▶ **Data block**
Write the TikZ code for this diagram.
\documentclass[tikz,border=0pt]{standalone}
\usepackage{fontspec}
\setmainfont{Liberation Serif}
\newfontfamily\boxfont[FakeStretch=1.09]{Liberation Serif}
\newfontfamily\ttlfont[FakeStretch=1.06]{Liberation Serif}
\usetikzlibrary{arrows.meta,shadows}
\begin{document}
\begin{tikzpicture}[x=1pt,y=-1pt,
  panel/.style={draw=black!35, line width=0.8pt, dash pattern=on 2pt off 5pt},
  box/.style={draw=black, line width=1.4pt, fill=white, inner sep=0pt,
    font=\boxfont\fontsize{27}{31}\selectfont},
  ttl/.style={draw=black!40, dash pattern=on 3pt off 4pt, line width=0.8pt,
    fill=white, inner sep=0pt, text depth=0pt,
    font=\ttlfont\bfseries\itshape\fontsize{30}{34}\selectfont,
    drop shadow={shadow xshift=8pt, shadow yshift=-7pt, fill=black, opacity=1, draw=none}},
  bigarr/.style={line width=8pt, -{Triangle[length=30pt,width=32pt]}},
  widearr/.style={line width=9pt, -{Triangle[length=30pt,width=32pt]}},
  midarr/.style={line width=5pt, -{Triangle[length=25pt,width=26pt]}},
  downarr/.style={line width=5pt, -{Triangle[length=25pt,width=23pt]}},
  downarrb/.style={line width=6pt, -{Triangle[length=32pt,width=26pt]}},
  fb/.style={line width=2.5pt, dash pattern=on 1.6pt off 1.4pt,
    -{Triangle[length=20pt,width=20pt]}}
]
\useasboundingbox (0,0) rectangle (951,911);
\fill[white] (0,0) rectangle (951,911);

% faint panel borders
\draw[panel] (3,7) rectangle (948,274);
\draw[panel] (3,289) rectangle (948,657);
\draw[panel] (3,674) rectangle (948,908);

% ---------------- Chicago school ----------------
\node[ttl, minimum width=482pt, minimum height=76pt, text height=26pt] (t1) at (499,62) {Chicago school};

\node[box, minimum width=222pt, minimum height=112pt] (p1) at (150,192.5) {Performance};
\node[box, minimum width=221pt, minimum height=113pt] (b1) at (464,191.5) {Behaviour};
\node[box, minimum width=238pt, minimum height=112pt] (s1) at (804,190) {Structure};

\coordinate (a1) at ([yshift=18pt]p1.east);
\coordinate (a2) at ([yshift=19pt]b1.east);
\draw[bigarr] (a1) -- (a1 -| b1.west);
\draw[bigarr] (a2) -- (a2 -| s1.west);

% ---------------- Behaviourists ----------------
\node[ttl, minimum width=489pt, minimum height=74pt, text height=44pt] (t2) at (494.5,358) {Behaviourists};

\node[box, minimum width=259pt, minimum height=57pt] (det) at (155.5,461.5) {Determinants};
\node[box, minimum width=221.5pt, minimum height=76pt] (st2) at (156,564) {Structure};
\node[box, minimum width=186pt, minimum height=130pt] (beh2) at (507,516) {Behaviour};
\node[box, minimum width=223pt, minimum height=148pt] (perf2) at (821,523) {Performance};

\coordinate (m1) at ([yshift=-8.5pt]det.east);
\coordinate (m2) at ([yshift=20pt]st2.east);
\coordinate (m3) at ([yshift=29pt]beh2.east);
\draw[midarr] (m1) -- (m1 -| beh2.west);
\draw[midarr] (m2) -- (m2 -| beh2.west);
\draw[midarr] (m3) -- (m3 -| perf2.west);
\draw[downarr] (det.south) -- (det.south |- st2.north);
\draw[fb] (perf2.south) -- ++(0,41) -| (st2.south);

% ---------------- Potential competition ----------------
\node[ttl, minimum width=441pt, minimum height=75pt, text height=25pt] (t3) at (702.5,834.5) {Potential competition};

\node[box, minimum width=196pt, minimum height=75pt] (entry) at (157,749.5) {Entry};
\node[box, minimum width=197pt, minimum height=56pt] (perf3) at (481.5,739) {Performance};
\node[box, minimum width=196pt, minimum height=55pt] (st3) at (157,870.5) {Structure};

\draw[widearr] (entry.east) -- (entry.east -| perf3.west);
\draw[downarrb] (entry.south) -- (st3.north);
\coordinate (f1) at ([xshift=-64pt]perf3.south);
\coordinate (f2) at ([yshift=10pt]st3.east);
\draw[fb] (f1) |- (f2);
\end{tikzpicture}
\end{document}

▶ **Short exercise**
Type out all of the material again, word for word.

▶ **Complete output**
Write the TikZ code for this diagram.
\documentclass[tikz,border=0pt]{standalone}
\usepackage{fontspec}
\setmainfont{Liberation Serif}
\newfontfamily\boxfont[FakeStretch=1.09]{Liberation Serif}
\newfontfamily\ttlfont[FakeStretch=1.06]{Liberation Serif}
\usetikzlibrary{arrows.meta,shadows}
\begin{document}
\begin{tikzpicture}[x=1pt,y=-1pt,
  panel/.style={draw=black!35, line width=0.8pt, dash pattern=on 2pt off 5pt},
  box/.style={draw=black, line width=1.4pt, fill=white, inner sep=0pt,
    font=\boxfont\fontsize{27}{31}\selectfont},
  ttl/.style={draw=black!40, dash pattern=on 3pt off 4pt, line width=0.8pt,
    fill=white, inner sep=0pt, text depth=0pt,
    font=\ttlfont\bfseries\itshape\fontsize{30}{34}\selectfont,
    drop shadow={shadow xshift=8pt, shadow yshift=-7pt, fill=black, opacity=1, draw=none}},
  bigarr/.style={line width=8pt, -{Triangle[length=30pt,width=32pt]}},
  widearr/.style={line width=9pt, -{Triangle[length=30pt,width=32pt]}},
  midarr/.style={line width=5pt, -{Triangle[length=25pt,width=26pt]}},
  downarr/.style={line width=5pt, -{Triangle[length=25pt,width=23pt]}},
  downarrb/.style={line width=6pt, -{Triangle[length=32pt,width=26pt]}},
  fb/.style={line width=2.5pt, dash pattern=on 1.6pt off 1.4pt,
    -{Triangle[length=20pt,width=20pt]}}
]
\useasboundingbox (0,0) rectangle (951,911);
\fill[white] (0,0) rectangle (951,911);

% faint panel borders
\draw[panel] (3,7) rectangle (948,274);
\draw[panel] (3,289) rectangle (948,657);
\draw[panel] (3,674) rectangle (948,908);

% ---------------- Chicago school ----------------
\node[ttl, minimum width=482pt, minimum height=76pt, text height=26pt] (t1) at (499,62) {Chicago school};

\node[box, minimum width=222pt, minimum height=112pt] (p1) at (150,192.5) {Performance};
\node[box, minimum width=221pt, minimum height=113pt] (b1) at (464,191.5) {Behaviour};
\node[box, minimum width=238pt, minimum height=112pt] (s1) at (804,190) {Structure};

\coordinate (a1) at ([yshift=18pt]p1.east);
\coordinate (a2) at ([yshift=19pt]b1.east);
\draw[bigarr] (a1) -- (a1 -| b1.west);
\draw[bigarr] (a2) -- (a2 -| s1.west);

% ---------------- Behaviourists ----------------
\node[ttl, minimum width=489pt, minimum height=74pt, text height=44pt] (t2) at (494.5,358) {Behaviourists};

\node[box, minimum width=259pt, minimum height=57pt] (det) at (155.5,461.5) {Determinants};
\node[box, minimum width=221.5pt, minimum height=76pt] (st2) at (156,564) {Structure};
\node[box, minimum width=186pt, minimum height=130pt] (beh2) at (507,516) {Behaviour};
\node[box, minimum width=223pt, minimum height=148pt] (perf2) at (821,523) {Performance};

\coordinate (m1) at ([yshift=-8.5pt]det.east);
\coordinate (m2) at ([yshift=20pt]st2.east);
\coordinate (m3) at ([yshift=29pt]beh2.east);
\draw[midarr] (m1) -- (m1 -| beh2.west);
\draw[midarr] (m2) -- (m2 -| beh2.west);
\draw[midarr] (m3) -- (m3 -| perf2.west);
\draw[downarr] (det.south) -- (det.south |- st2.north);
\draw[fb] (perf2.south) -- ++(0,41) -| (st2.south);

% ---------------- Potential competition ----------------
\node[ttl, minimum width=441pt, minimum height=75pt, text height=25pt] (t3) at (702.5,834.5) {Potential competition};

\node[box, minimum width=196pt, minimum height=75pt] (entry) at (157,749.5) {Entry};
\node[box, minimum width=197pt, minimum height=56pt] (perf3) at (481.5,739) {Performance};
\node[box, minimum width=196pt, minimum height=55pt] (st3) at (157,870.5) {Structure};

\draw[widearr] (entry.east) -- (entry.east -| perf3.west);
\draw[downarrb] (entry.south) -- (st3.north);
\coordinate (f1) at ([xshift=-64pt]perf3.south);
\coordinate (f2) at ([yshift=10pt]st3.east);
\draw[fb] (f1) |- (f2);
\end{tikzpicture}
\end{document}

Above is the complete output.